Net investment is the total amount of money that a company spends on capital assets, minus the cost of the depreciation of those assets. This figure provides a sense of the real expenditure on durable goods such as plants, equipment, and software that are being used in the company's operations.
- Net investment indicates how much a company is spending to maintain and improve its operations.
- If net investment is positive, the company is expanding its capacity.
- If net investment is negative, its capacity is shrinking.
Capital assets lose value over time due to wear and tear and obsolescence. Therefore, subtracting depreciation from gross capital expenditure (CAPEX) provides a more accurate picture of their actual value.
Capital assets include all property and equipment that contribute to the productive capacity of the business. The total for capital assets also includes the costs of their upkeep, maintenance, repair, and installation.
Net Investment for Nations
Net investment is a component of a nation's gross domestic product (GDP).
In a nation's GDP, the figure indicates gross private domestic investment. It includes all expenditures by private companies and governments on real estate and inventories. Thus, it is a leading indicator of a nation's potential economic production capacity.
Understanding Net Investment
If gross investment is consistently higher than depreciation, the net investment figure will be positive, indicating that the company's productive capacity is increasing. If gross investment is consistently lower than depreciation, net investment will be negative, indicating that productive capacity is decreasing. That can be a problem down the road. This is true for all entities, from the smallest companies to the largest national economies.

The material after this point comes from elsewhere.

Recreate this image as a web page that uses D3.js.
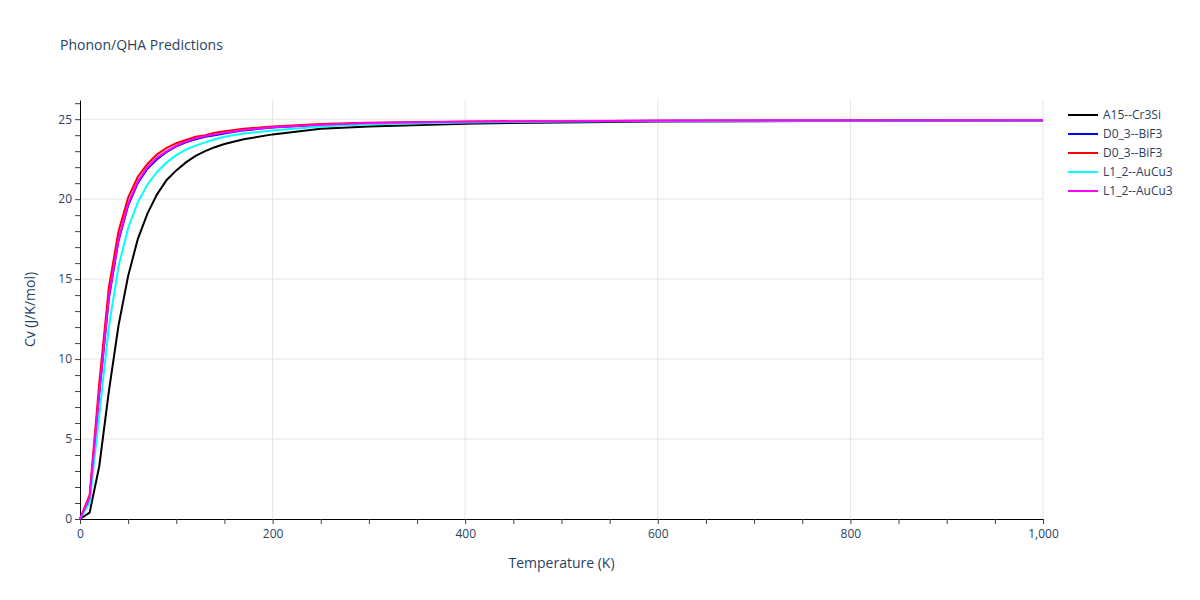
<!DOCTYPE html><html><head><meta charset="utf-8"><script src="https://cdn.jsdelivr.net/npm/d3@7"></script>
<style>body{margin:0;background:#fff}text{font-family:"Open Sans",sans-serif}</style></head><body><svg id="c" width="1200" height="600"></svg>
<script>
const temps=[0,10,20,30,40,50,60,70,80,90,100,110,120,130,140,150,170,200,250,300,400,500,600,800,1000];
const cvA15=[0,0.4,3.3,8,12.1,15.2,17.5,19.1,20.3,21.2,21.8,22.3,22.7,23.0,23.25,23.45,23.75,24.05,24.4,24.55,24.72,24.8,24.85,24.9,24.92];
const cvD03a=[0,1.3,7.8,13.8,17.4,19.6,21.0,21.9,22.5,22.95,23.3,23.55,23.75,23.9,24.0,24.1,24.3,24.48,24.65,24.75,24.83,24.87,24.9,24.92,24.93];
const cvD03b=[0,1.5,8.5,14.5,18.0,20.1,21.4,22.2,22.8,23.2,23.5,23.7,23.9,24.0,24.15,24.25,24.4,24.55,24.7,24.78,24.85,24.88,24.9,24.92,24.93];
const cvL12a=[0,1.0,6.5,12.0,15.8,18.2,19.8,20.9,21.7,22.3,22.75,23.1,23.35,23.55,23.75,23.9,24.1,24.3,24.55,24.68,24.8,24.85,24.88,24.91,24.92];
const cvL12b=[0,1.35,7.9,13.9,17.5,19.7,21.1,22.0,22.6,23.0,23.35,23.6,23.8,23.95,24.05,24.15,24.33,24.5,24.66,24.76,24.84,24.87,24.9,24.92,24.93];
const names=["A15--Cr3Si","D0_3--BiF3","D0_3--BiF3","L1_2--AuCu3","L1_2--AuCu3"];
const colors=["#000000","#0000ff","#ff0000","#00ffff","#ff00ff"];
const series=[cvA15,cvD03a,cvD03b,cvL12a,cvL12b];
const xTicks=[0,200,400,600,800,1000], yTicks=[0,5,10,15,20,25];
const svg=d3.select("#c");
const L=80,R=1043,T=100,B=519;
const x=d3.scaleLinear().domain([0,1000]).range([L,R]);
const y=d3.scaleLinear().domain([0,26.2]).range([B,T]);
const g=svg.append("g");
xTicks.forEach(t=>{if(t>0)g.append("line").attr("x1",x(t)).attr("x2",x(t)).attr("y1",T).attr("y2",B).attr("stroke","#e5e5e5")});
yTicks.forEach(t=>{if(t>0)g.append("line").attr("x1",L).attr("x2",R).attr("y1",y(t)).attr("y2",y(t)).attr("stroke","#e5e5e5")});
const xa=svg.append("g").attr("transform",`translate(0,${B})`).call(d3.axisBottom(x).tickValues(xTicks).tickSize(0).tickPadding(10));
xa.select(".domain").attr("stroke","#000");
svg.append("g").attr("transform",`translate(0,${B})`).call(d3.axisBottom(x).tickValues(d3.range(0,1001,50)).tickSize(5).tickFormat("")).select(".domain").remove();
const ya=svg.append("g").attr("transform",`translate(${L},0)`).call(d3.axisLeft(y).tickValues(yTicks).tickSize(0).tickPadding(8));
ya.select(".domain").attr("stroke","#000");
svg.append("g").attr("transform",`translate(${L},0)`).call(d3.axisLeft(y).tickValues(d3.range(0,27,1)).tickSize(5).tickFormat("")).select(".domain").remove();
svg.selectAll(".tick text").attr("font-size",12).attr("fill","#2a3f5f").attr("font-family","Open Sans");
svg.selectAll(".tick line").attr("stroke","#444");
const line=d3.line().x((d,i)=>x(temps[i])).y(d=>y(d));
series.forEach((s,i)=>svg.append("path").datum(s).attr("d",line).attr("fill","none").attr("stroke",colors[i]).attr("stroke-width",2));
svg.append("text").attr("x",60).attr("y",50).attr("font-size",14).attr("fill","#2a3f5f").text("Phonon/QHA Predictions");
svg.append("text").attr("x",(L+R)/2).attr("y",568).attr("text-anchor","middle").attr("font-size",14).attr("fill","#2a3f5f").text("Temperature (K)");
svg.append("text").attr("transform",`translate(35,${(T+B)/2}) rotate(-90)`).attr("text-anchor","middle").attr("font-size",14).attr("fill","#2a3f5f").text("Cv (J/K/mol)");
names.forEach((n,i)=>{const ly=115+i*19;
svg.append("line").attr("x1",1068).attr("x2",1098).attr("y1",ly).attr("y2",ly).attr("stroke",colors[i]).attr("stroke-width",2);
svg.append("text").attr("x",1103).attr("y",ly+4).attr("font-size",12).attr("fill","#2a3f5f").text(n);});
</script></body></html>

When comparing net investment figures, stick with the same industry for relevant results.
Net investment is, therefore, a better indicator than gross investment of how much an enterprise is investing in its business since it takes depreciation into account.
Investing an amount equal to the total depreciation in a year is the minimum required to keep the asset base from shrinking. While this may not be a problem for a year or two, a net investment that is negative for a prolonged time period eventually will render the enterprise uncompetitive.
Net Investment Calculation
Suppose a company spends $1 million on a new piece of machinery that has an expected life of 30 years and has a residual value of $100,000. Based on the straight-line method of depreciation, annual depreciation would be $30,000, or ($1,000,000 - $100,000) / 30. Therefore, the amount of net investment at the end of the first year would be $970,000.
The formula for calculating net investment is:
Net Investment = Capital Expenditures – Depreciation (non-cash)
Regular investment in capital assets is critical to an enterprise's continuing success. The net investment amount required for a company depends on the sector it operates in, Sectors such as industrial products, goods producers, utilities, and telecommunications are more capital intensive than sectors such as technology and consumer products.
That's why, when comparing net investment among various companies, it is most relevant if they are in the same sector.